### [Task description]
Write out, word for word, every line from the first one through the line that holds "var AXIS_COLOR = '#333';", and nothing else; skip the pictures.

### [Available data]

*-*-*

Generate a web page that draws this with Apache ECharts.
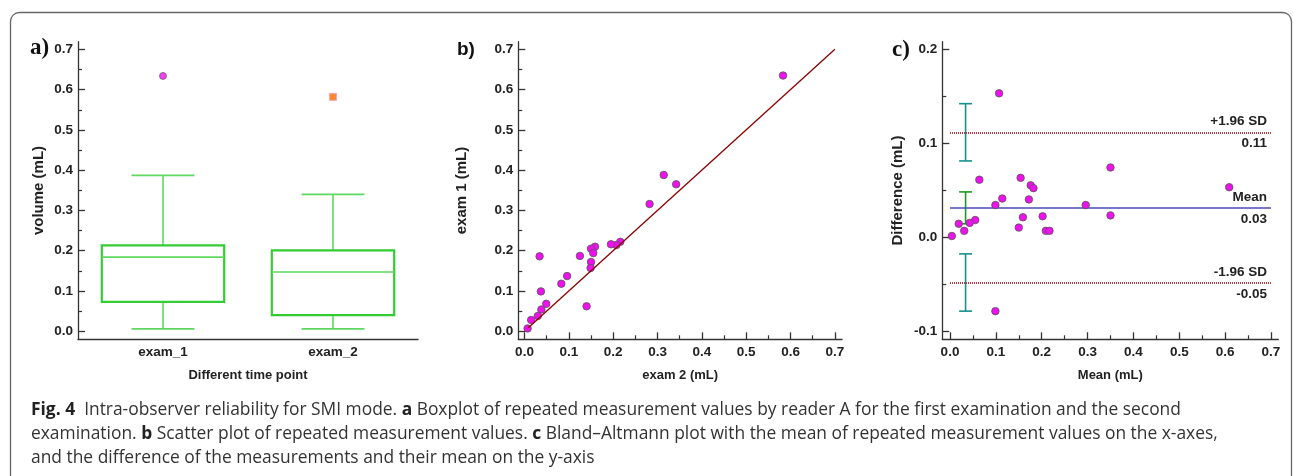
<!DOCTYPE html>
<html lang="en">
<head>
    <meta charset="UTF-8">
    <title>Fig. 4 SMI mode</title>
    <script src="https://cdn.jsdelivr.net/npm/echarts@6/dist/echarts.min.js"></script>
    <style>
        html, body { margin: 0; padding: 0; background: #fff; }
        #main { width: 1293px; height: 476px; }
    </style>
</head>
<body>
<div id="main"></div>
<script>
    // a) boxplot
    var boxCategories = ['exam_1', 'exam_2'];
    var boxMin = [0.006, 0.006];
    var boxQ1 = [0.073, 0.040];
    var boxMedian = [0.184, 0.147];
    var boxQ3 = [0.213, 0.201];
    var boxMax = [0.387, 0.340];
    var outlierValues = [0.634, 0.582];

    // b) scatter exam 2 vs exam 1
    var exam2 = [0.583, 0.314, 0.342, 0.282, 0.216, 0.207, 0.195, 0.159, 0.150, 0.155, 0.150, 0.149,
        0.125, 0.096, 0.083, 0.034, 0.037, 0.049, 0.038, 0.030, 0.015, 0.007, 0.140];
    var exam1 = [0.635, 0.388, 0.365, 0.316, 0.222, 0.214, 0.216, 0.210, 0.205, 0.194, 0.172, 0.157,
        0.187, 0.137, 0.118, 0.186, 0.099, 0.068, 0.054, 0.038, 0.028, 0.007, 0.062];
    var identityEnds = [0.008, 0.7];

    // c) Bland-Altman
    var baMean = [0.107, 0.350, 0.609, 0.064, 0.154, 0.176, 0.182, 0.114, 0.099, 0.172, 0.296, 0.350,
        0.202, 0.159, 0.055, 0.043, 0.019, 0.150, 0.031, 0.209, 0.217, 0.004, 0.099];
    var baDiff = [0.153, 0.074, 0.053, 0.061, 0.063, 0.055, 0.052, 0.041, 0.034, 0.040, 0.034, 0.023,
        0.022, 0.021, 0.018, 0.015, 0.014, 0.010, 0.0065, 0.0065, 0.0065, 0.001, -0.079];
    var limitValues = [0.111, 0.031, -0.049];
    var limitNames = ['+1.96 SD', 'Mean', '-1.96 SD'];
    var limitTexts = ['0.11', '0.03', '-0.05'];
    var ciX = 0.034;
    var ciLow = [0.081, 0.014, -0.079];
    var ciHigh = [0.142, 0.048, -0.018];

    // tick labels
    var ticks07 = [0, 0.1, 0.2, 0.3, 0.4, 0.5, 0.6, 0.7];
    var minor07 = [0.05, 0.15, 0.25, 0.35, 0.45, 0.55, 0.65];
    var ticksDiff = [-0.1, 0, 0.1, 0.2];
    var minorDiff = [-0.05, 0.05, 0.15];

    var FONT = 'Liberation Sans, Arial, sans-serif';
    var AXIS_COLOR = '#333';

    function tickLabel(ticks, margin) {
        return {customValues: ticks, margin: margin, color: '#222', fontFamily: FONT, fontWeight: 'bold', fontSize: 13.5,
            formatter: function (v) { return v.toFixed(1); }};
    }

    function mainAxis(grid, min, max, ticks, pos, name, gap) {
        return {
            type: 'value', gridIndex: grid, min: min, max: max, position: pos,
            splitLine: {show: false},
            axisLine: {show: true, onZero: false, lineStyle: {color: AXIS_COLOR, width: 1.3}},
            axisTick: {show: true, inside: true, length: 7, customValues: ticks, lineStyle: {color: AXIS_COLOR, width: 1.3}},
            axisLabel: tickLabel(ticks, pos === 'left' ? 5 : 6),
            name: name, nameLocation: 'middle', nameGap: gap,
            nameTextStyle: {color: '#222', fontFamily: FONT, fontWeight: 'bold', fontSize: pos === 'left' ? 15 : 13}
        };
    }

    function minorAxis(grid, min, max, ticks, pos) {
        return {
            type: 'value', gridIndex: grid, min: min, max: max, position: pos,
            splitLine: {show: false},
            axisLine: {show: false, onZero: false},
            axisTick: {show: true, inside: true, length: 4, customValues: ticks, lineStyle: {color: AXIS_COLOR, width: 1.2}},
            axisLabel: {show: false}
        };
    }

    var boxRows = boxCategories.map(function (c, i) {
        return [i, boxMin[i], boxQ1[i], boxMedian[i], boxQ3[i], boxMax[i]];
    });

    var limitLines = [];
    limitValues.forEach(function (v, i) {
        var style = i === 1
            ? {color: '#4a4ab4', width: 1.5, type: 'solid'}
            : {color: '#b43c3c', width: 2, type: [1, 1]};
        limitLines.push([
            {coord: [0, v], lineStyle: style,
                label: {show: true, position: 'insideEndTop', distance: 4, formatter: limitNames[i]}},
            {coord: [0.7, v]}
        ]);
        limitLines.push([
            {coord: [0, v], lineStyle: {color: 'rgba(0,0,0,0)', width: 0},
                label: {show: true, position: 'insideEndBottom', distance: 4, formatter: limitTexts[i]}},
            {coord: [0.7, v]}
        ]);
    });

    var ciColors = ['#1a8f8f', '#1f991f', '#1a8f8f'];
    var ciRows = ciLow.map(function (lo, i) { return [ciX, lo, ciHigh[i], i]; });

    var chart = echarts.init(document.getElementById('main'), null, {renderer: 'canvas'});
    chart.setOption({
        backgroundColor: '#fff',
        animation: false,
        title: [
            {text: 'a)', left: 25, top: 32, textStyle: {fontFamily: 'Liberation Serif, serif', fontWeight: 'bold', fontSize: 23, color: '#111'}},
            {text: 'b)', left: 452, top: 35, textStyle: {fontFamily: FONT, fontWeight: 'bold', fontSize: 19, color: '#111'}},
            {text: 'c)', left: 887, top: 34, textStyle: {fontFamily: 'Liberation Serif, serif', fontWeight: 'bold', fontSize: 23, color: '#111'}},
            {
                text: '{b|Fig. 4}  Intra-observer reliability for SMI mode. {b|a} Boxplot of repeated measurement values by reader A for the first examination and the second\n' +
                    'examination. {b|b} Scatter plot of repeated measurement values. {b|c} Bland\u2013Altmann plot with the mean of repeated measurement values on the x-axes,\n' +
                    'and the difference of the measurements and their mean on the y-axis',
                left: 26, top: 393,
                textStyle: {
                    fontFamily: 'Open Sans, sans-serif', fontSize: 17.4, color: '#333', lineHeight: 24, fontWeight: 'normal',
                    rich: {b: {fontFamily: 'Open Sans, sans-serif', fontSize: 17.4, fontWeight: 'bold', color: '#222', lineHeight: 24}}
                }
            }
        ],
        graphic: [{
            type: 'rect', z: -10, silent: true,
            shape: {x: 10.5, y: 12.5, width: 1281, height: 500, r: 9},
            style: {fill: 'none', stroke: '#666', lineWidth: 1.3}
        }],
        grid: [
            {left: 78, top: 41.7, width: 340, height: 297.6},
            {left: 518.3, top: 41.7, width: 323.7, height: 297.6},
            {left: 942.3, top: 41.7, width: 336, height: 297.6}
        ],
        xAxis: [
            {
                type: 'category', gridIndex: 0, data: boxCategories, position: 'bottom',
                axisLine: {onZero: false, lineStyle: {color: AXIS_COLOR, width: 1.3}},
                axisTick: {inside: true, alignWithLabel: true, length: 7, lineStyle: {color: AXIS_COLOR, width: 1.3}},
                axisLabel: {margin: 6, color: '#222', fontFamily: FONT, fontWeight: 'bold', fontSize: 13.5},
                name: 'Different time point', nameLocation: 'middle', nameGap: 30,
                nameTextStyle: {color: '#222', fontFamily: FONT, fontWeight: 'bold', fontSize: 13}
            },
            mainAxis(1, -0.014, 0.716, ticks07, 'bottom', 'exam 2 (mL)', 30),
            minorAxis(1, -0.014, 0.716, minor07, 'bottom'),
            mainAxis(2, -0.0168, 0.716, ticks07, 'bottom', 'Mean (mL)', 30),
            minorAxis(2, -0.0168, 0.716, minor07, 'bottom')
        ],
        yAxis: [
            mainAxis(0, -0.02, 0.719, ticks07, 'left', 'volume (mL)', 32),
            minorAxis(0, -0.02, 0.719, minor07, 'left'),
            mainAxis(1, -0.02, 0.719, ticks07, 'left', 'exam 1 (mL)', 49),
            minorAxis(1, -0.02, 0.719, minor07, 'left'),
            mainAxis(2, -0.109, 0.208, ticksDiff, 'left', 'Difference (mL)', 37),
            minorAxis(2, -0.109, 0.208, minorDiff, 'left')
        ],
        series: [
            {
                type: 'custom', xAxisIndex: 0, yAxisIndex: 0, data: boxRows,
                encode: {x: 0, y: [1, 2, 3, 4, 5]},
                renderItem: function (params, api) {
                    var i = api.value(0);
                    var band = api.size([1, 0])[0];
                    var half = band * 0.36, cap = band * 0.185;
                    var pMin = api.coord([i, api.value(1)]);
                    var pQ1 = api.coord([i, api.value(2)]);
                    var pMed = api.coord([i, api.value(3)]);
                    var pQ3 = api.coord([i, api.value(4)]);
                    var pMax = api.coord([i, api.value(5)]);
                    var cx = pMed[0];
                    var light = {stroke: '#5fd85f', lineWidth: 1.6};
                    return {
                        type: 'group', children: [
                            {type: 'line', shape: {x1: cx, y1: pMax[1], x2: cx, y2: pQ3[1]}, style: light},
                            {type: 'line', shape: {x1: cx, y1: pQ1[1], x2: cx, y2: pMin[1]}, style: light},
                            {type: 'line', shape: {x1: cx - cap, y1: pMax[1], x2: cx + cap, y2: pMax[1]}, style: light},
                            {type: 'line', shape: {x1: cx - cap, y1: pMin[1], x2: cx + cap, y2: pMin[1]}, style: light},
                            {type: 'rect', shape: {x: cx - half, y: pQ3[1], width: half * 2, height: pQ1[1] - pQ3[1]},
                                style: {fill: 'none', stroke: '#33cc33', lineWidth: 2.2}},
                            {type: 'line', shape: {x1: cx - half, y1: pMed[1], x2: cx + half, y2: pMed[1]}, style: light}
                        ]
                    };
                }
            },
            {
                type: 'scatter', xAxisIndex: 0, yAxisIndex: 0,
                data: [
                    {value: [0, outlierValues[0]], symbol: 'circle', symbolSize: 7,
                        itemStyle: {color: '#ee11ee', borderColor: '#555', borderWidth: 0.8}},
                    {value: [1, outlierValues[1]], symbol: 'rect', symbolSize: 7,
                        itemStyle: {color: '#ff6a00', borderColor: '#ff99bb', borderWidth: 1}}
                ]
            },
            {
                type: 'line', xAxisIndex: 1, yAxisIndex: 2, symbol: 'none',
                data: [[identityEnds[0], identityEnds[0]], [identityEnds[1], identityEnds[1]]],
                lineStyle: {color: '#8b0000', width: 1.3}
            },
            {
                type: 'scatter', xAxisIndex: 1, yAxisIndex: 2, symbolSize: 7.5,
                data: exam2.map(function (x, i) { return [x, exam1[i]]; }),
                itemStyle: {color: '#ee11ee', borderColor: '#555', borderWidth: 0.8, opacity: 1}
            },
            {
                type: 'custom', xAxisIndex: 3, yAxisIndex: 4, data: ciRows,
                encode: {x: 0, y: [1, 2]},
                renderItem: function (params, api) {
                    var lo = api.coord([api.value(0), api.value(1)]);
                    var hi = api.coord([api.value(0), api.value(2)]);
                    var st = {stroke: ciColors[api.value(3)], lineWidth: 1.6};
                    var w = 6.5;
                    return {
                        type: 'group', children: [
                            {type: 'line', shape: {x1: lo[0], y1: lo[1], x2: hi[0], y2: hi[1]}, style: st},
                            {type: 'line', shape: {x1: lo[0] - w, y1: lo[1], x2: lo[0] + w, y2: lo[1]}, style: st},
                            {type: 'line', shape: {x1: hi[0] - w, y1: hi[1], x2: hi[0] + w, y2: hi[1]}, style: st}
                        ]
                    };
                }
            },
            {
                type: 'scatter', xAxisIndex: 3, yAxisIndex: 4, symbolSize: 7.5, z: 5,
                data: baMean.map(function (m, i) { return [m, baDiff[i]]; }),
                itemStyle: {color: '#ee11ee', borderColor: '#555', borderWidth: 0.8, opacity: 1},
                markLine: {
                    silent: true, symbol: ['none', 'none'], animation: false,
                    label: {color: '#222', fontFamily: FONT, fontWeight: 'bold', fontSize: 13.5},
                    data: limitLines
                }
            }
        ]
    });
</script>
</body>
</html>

*-*-*

### [Answer to the problem]
Generate a web page that draws this with Apache ECharts.
<!DOCTYPE html>
<html lang="en">
<head>
    <meta charset="UTF-8">
    <title>Fig. 4 SMI mode</title>
    <script src="https://cdn.jsdelivr.net/npm/echarts@6/dist/echarts.min.js"></script>
    <style>
        html, body { margin: 0; padding: 0; background: #fff; }
        #main { width: 1293px; height: 476px; }
    </style>
</head>
<body>
<div id="main"></div>
<script>
    // a) boxplot
    var boxCategories = ['exam_1', 'exam_2'];
    var boxMin = [0.006, 0.006];
    var boxQ1 = [0.073, 0.040];
    var boxMedian = [0.184, 0.147];
    var boxQ3 = [0.213, 0.201];
    var boxMax = [0.387, 0.340];
    var outlierValues = [0.634, 0.582];

    // b) scatter exam 2 vs exam 1
    var exam2 = [0.583, 0.314, 0.342, 0.282, 0.216, 0.207, 0.195, 0.159, 0.150, 0.155, 0.150, 0.149,
        0.125, 0.096, 0.083, 0.034, 0.037, 0.049, 0.038, 0.030, 0.015, 0.007, 0.140];
    var exam1 = [0.635, 0.388, 0.365, 0.316, 0.222, 0.214, 0.216, 0.210, 0.205, 0.194, 0.172, 0.157,
        0.187, 0.137, 0.118, 0.186, 0.099, 0.068, 0.054, 0.038, 0.028, 0.007, 0.062];
    var identityEnds = [0.008, 0.7];

    // c) Bland-Altman
    var baMean = [0.107, 0.350, 0.609, 0.064, 0.154, 0.176, 0.182, 0.114, 0.099, 0.172, 0.296, 0.350,
        0.202, 0.159, 0.055, 0.043, 0.019, 0.150, 0.031, 0.209, 0.217, 0.004, 0.099];
    var baDiff = [0.153, 0.074, 0.053, 0.061, 0.063, 0.055, 0.052, 0.041, 0.034, 0.040, 0.034, 0.023,
        0.022, 0.021, 0.018, 0.015, 0.014, 0.010, 0.0065, 0.0065, 0.0065, 0.001, -0.079];
    var limitValues = [0.111, 0.031, -0.049];
    var limitNames = ['+1.96 SD', 'Mean', '-1.96 SD'];
    var limitTexts = ['0.11', '0.03', '-0.05'];
    var ciX = 0.034;
    var ciLow = [0.081, 0.014, -0.079];
    var ciHigh = [0.142, 0.048, -0.018];

    // tick labels
    var ticks07 = [0, 0.1, 0.2, 0.3, 0.4, 0.5, 0.6, 0.7];
    var minor07 = [0.05, 0.15, 0.25, 0.35, 0.45, 0.55, 0.65];
    var ticksDiff = [-0.1, 0, 0.1, 0.2];
    var minorDiff = [-0.05, 0.05, 0.15];

    var FONT = 'Liberation Sans, Arial, sans-serif';
    var AXIS_COLOR = '#333';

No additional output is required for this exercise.